Something about the work being undefined by realistic representational naturalistic imagery, allows for the mind to engage it differently. In the Byzantine and Medieval / early Renaissance works, there was no attempt at a real scene – the art represented an idea and used such conventions as design, rhythm, pattern, and symbol to bring about sensation and reflection. Again, upon coming into contact with artwork that refuses to be glazed in realism and believable setting, there is a different sort of appeal at a different level. There are some very bold and commanding non-objective works that touch us on our deeper primal - subconscious core. Do these non-objective works of our Modern period and some from our Post-Modern period, have anything valid to say or express, is an entirely different matter. Much about these works are left to individual perception – completely open to where the imagination or emotions will carry the viewer - and with a lack of representational object to agree upon, these works are left to varied and personal interpretation.

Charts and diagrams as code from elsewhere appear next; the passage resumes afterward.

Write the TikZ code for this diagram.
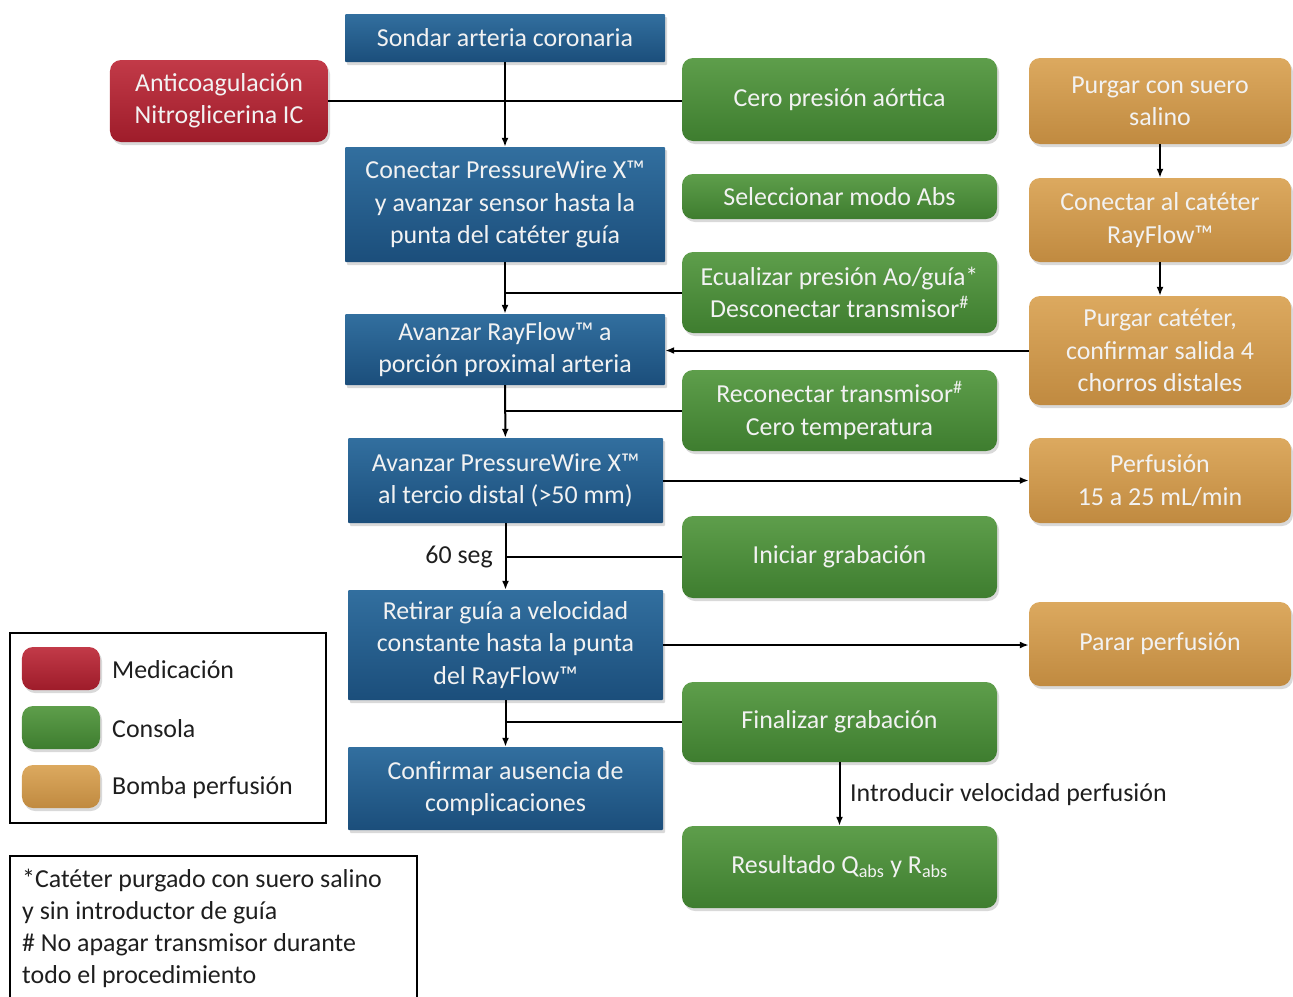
\documentclass[tikz,border=0pt]{standalone}
\usepackage{fontspec}
\setmainfont{Carlito}
\usetikzlibrary{arrows.meta, shadows}

\definecolor{azulA}{HTML}{326F9F}
\definecolor{azulB}{HTML}{1B4E7B}
\definecolor{verdeA}{HTML}{5E9E4B}
\definecolor{verdeB}{HTML}{3E7D2F}
\definecolor{rojoA}{HTML}{C23A48}
\definecolor{rojoB}{HTML}{9E1C2A}
\definecolor{ocreA}{HTML}{DCA95F}
\definecolor{ocreB}{HTML}{C08A40}
\definecolor{texto}{HTML}{1E1E1E}

\tikzset{
  caja/.style={align=center, text=white!95!black, inner sep=0pt,
    font=\fontsize{26}{32.5}\selectfont,
    drop shadow={shadow xshift=2bp, shadow yshift=-3bp, opacity=0.3}},
  azul/.style={caja, top color=azulA, bottom color=azulB, rounded corners=1bp},
  verde/.style={caja, top color=verdeA, bottom color=verdeB, rounded corners=11bp},
  rojo/.style={caja, top color=rojoA, bottom color=rojoB, rounded corners=11bp},
  ocre/.style={caja, top color=ocreA, bottom color=ocreB, rounded corners=11bp},
  etiqueta/.style={text=texto, inner sep=0pt, font=\fontsize{26}{32.5}\selectfont},
  flecha/.style={-{Latex[length=9bp,width=7bp]}, line width=2bp},
  linea/.style={line width=2bp}
}

\begin{document}
\begin{tikzpicture}[x=1bp, y=-1bp]
\useasboundingbox (0,0) rectangle (1293,997);

% columna central
\node[azul, minimum width=320bp, minimum height=48bp] (sondar) at (505,38) {Sondar arteria coronaria};
\node[azul, minimum width=320bp, minimum height=115bp] (conectar) at (505,204.5)
  {Conectar PressureWire X™\\y avanzar sensor hasta la\\punta del catéter guía};
\node[azul, minimum width=320bp, minimum height=71bp] (rayflow) at (505,349.5)
  {Avanzar RayFlow™ a\\porción proximal arteria};
\node[azul, minimum width=315bp, minimum height=85bp] (distal) at (505.5,480.5)
  {Avanzar PressureWire X™\\al tercio distal (>50 mm)};
\node[azul, minimum width=315bp, minimum height=110bp] (retirar) at (505.5,645)
  {Retirar guía a velocidad\\constante hasta la punta\\del RayFlow™};
\node[azul, minimum width=315bp, minimum height=83bp] (confirmar) at (505.5,788.5)
  {Confirmar ausencia de\\complicaciones};

\node[rojo, minimum width=218bp, minimum height=82bp] (medic) at (219,101)
  {Anticoagulación\\Nitroglicerina IC};

% consola
\node[verde, minimum width=315bp, minimum height=83bp] (cero) at (839.5,99.5) {Cero presión aórtica};
\node[verde, minimum width=315bp, minimum height=45bp] (modo) at (839.5,196.5) {Seleccionar modo Abs};
\node[verde, minimum width=315bp, minimum height=81bp] (ecualizar) at (839.5,292.5)
  {Ecualizar presión Ao/guía*\\Desconectar transmisor\textsuperscript{\#}};
\node[verde, minimum width=315bp, minimum height=81bp] (reconectar) at (839.5,410.5)
  {Reconectar transmisor\textsuperscript{\#}\\Cero temperatura};
\node[verde, minimum width=315bp, minimum height=82bp] (iniciar) at (839.5,557) {Iniciar grabación};
\node[verde, minimum width=315bp, minimum height=80bp] (finalizar) at (839.5,722) {Finalizar grabación};
\node[verde, minimum width=315bp, minimum height=82bp] (resultado) at (839.5,867)
  {Resultado Q\textsubscript{abs} y R\textsubscript{abs}};

% bomba de perfusion
\node[ocre, minimum width=262bp, minimum height=86bp] (purgar) at (1160,101) {Purgar con suero\\salino};
\node[ocre, minimum width=262bp, minimum height=84bp] (cateter) at (1160,220) {Conectar al catéter\\RayFlow™};
\node[ocre, minimum width=262bp, minimum height=109bp] (chorros) at (1160,350.5)
  {Purgar catéter,\\confirmar salida 4\\chorros distales};
\node[ocre, minimum width=262bp, minimum height=85bp] (perfusion) at (1160,480.5) {Perfusión\\15 a 25 mL/min};
\node[ocre, minimum width=262bp, minimum height=84bp] (parar) at (1160,644) {Parar perfusión};

% conexiones
\draw[linea] (medic.east) -- (medic.east -| cero.west);
\draw[flecha] (sondar) -- (conectar);
\draw[flecha] (conectar) -- (rayflow);
\draw[flecha] (rayflow) -- (distal);
\draw[flecha] (distal) -- (retirar);
\draw[flecha] (retirar) -- (confirmar);
\draw[linea] (ecualizar.west) -- (ecualizar.west -| conectar.south);
\draw[linea] (reconectar.west) -- (reconectar.west -| rayflow.south);
\draw[linea] (iniciar.west) -- (iniciar.west -| distal.south);
\draw[linea] (finalizar.west) -- (finalizar.west -| retirar.south);
\node[etiqueta, anchor=east] (seg) at (493,557) {60 seg};
\draw[flecha] (chorros.west) -- (chorros.west -| rayflow.east);
\draw[flecha] (distal.east) -- (distal.east -| perfusion.west);
\draw[flecha] (retirar.east) -- (retirar.east -| parar.west);
\draw[flecha] (purgar) -- (cateter);
\draw[flecha] (cateter) -- (chorros);
\draw[flecha] (finalizar) -- (resultado);
\node[etiqueta, anchor=west] (velocidad) at (850,795) {Introducir velocidad perfusión};

% leyenda
\draw[line width=2bp] (10,633) rectangle (326,823);
\node[rojo, minimum width=78bp, minimum height=43bp] (leyrojo) at (61,668.5) {};
\node[verde, minimum width=78bp, minimum height=43bp] (leyverde) at (61,727.5) {};
\node[ocre, minimum width=78bp, minimum height=43bp] (leyocre) at (61,786.5) {};
\node[etiqueta, anchor=west] (txtrojo) at (112,669.5) {Medicación};
\node[etiqueta, anchor=west] (txtverde) at (112,728.5) {Consola};
\node[etiqueta, anchor=west] (txtocre) at (112,788) {Bomba perfusión};

% notas
\draw[line width=2bp] (10,1000) -- (10,856) -- (417,856) -- (417,1000);
\node[etiqueta, anchor=north west, align=left, font=\fontsize{26}{32}\selectfont] (notas) at (22,869)
  {*Catéter purgado con suero salino\\y sin introductor de guía\\\# No apagar transmisor durante\\todo el procedimiento};
\end{tikzpicture}
\end{document}
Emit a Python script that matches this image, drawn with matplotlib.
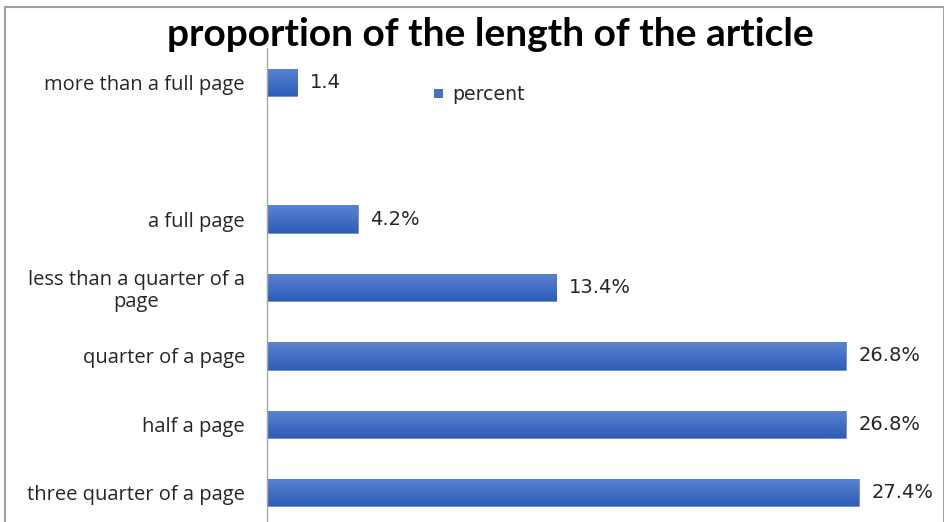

And so was I impacted - first by the Pousette-Dart at the Met, prior to turning the corner into the 1950's modern works - this, after becoming increasingly disappointed and disinterested, starting with Rococo and up through the early 1900's. Even work I previously admired now seemed superficial in relation to the earlier works mentioned and now this revitalized expression of our Modern period.

I am left to wonder at ways to put the power of the immediate mystery into an artwork that will also inspire divine reflection.

As for Umbrellas - I learned that when it is raining, and a strong gust of wind blows, a $7 umbrella becomes a cup. I stand here wet to let you know this.